Bill Venables (wvenable@attunga.stats.adelaide.edu.au)
Wed, 4 Mar 1998 09:42:19 +1030


James Clark writes:
> Can someone please explain why the error below occurs when I try to
> predict using f2. I don't understand why the result isn't the same
> as using f1. I have come across this problem before with other functions,
> this is just the latest incarnation.
>
> > f1 <- lm(y ~ poly(x, deg=5), old.data)
> > dd <- 5
> > f2 <- lm(y ~ poly(x, deg=dd), old.data)
> > predict.gam(f1, newdata = new.x)
> [1] 4.1063
> > predict.gam(f2, newdata = new.x)
> Error in safe.predict.gam(object, newdata, type, s..: Length of variable 2 is 1
> != length of row names (1000)
> Dumped
>

This seems to me to be a serious design flaw and one I have
complained about several times in the past, (with the effect
evident...). I can't offer a solution but I can offer a clumsy
work-around. First, what's going on? Had you typed

> traceback()

after you saw Dumped, (always a good idea, in fact The Golden
Rule) you would have got something like the following:

> traceback()
Message: Length of variable 2 is 1 != length of row names (41)
6: safe.predict.gam(object, newdata, type, se.fit, terms)
5: model.frame.default(formula = structure(.Data = expression(x, dd
4: eval(Call)
3: safe.predict.gam(object, newdata, type, se.fit, terms)
2: predict.gam(f2, nd)
1:

Not very informative, but thinking about it you start to see what
is happening. model.frame.default is being used to set up a data
frame for safe.predict.gam to evaluate and use.
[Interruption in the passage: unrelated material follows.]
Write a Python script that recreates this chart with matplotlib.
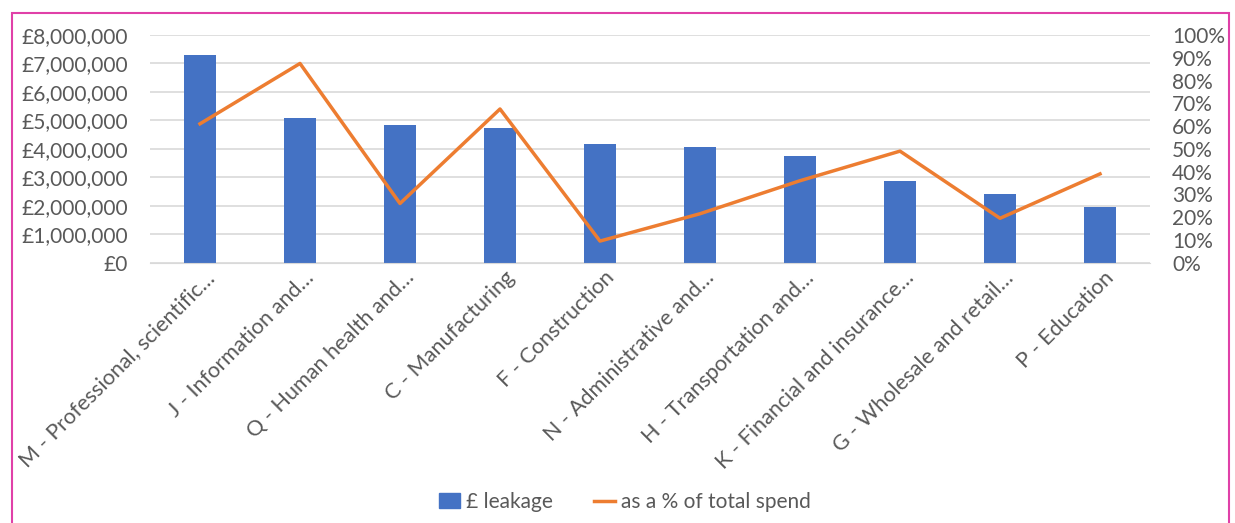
import numpy as np
import matplotlib.pyplot as plt
import matplotlib.transforms as mtransforms
from matplotlib.ticker import FuncFormatter, PercentFormatter
from matplotlib.patches import Rectangle
from matplotlib.lines import Line2D

plt.rcParams['font.family'] = ['Lato', 'DejaVu Sans']

# --- data ---
categories = ["M - Professional, scientific\u2026", "J - Information and\u2026",
              "Q - Human health and\u2026", "C - Manufacturing", "F - Construction",
              "N - Administrative and\u2026", "H - Transportation and\u2026",
              "K - Financial and insurance\u2026", "G - Wholesale and retail\u2026",
              "P - Education"]
leakage = [7300000, 5080000, 4830000, 4720000, 4180000, 4060000, 3740000, 2870000, 2430000, 1950000]
pct_spend = [61, 87.5, 26, 67.5, 9.5, 21.5, 36, 49, 19.5, 39]

blue = "#4472C4"
orange = "#ED7D31"
grey = "#595959"

fig = plt.figure(figsize=(12.35, 5.23), dpi=100)
ax = fig.add_axes([150/1235, 1 - 262.7/523, 1000/1235, 227.7/523])
ax2 = ax.twinx()

x = np.arange(len(categories))
ax.bar(x, leakage, width=0.32, color=blue, zorder=2)
ax2.plot(x, pct_spend, color=orange, lw=2.5, zorder=3)

ax.set_xlim(-0.5, len(categories) - 0.5)
ax.set_ylim(0, 8000000)
ax.set_yticks(np.arange(0, 8000001, 1000000))
ax.yaxis.set_major_formatter(FuncFormatter(lambda v, p: "£{:,.0f}".format(v)))
ax2.set_ylim(0, 100)
ax2.set_yticks(np.arange(0, 101, 10))
ax2.yaxis.set_major_formatter(PercentFormatter(decimals=0))

ax.grid(axis='y', color='#D9D9D9', lw=1.2, zorder=0)
ax.set_axisbelow(True)
for a in (ax, ax2):
    for s in a.spines.values():
        s.set_visible(False)
    a.tick_params(length=0, colors=grey, labelsize=15)
ax.spines['bottom'].set_visible(True)
ax.spines['bottom'].set_color('#D9D9D9')
ax.tick_params(axis='y', pad=16)
ax2.tick_params(axis='y', pad=16)

ax.set_xticks(x)
ax.set_xticklabels(categories, rotation=45, ha='right', va='center',
                   rotation_mode='anchor', fontsize=15.6, color=grey)
off = mtransforms.ScaledTranslation(0.11, -0.07, fig.dpi_scale_trans)
for lab in ax.get_xticklabels():
    lab.set_transform(lab.get_transform() + off)

handles = [Rectangle((0, 0), 1, 1, color=blue), Line2D([0], [0], color=orange, lw=2.5)]
fig.legend(handles, ["£ leakage", "as a % of total spend"], loc='center',
           bbox_to_anchor=(625/1235, 1 - 502/523), ncol=2, frameon=False,
           fontsize=15, labelcolor=grey, handlelength=1.0, handletextpad=0.3,
           columnspacing=2.0)

fig.add_artist(Rectangle((12/1235, -0.02), 1217/1235, 1 - 13/523 + 0.02,
                         transform=fig.transFigure, fill=False, edgecolor='#E040A8', lw=1.5))

fig.savefig("out.png", dpi=100)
This data frame
contains the variables needed to evaluate the predictions, namely
variable 1, x, from old.data, which in my case is of length 41
(and in your case, I bet, if of length 1000), and variable 2, dd,
which is of length 1, so the two do not fit in the one data
frame. This is only detected, though, when the data frame is
used in evaluation again by safe.predict.gam, and blooey! The
message now starts to make sense.

The (admittedly unsatisfactory) work-around is to operate with
formulae that contain only variables that can be placed within a
common data frame. Here is a mock-up example.

> tmp <- -20:20
> old.data <- data.frame(x = tmp, y = tmp + tmp^2 + rnorm(tmp))
> new.x <- data.frame(x = 21)

Now suppose we want to find out what happens to predictions as
the degree of the fitted polynomial is increased. A natural way
to go about it would seem to be:

> for(i in 1:4) {
+ ff <- lm(y ~ poly(x, i), old.data)
+ print(predict.gam(ff, new.x))
+ }
Error in safe.predict.gam(object, newdata,..: Length of variable
2 is 1 != length of row names (41)
Dumped

but the design flaw frustrates us. It does not seem to be
immediately clear how to fix it in this case, but substitute()
comes to the rescue:

> for(i in 1:4) {
+ form <- substitute(y ~ poly(x, .i), list(.i = i))
+ ff <- lm(form, old.data)
+ print(predict.gam(ff, new.x))
+ }
[1] 161.64
[1] 462.64
[1] 463.56
[1] 463.5
>

(Statistically this gives the wrong impression, of course. The
apparent stability of predictions certainly does not hold up
indefinitely. Exercise: when does it start to collapse?)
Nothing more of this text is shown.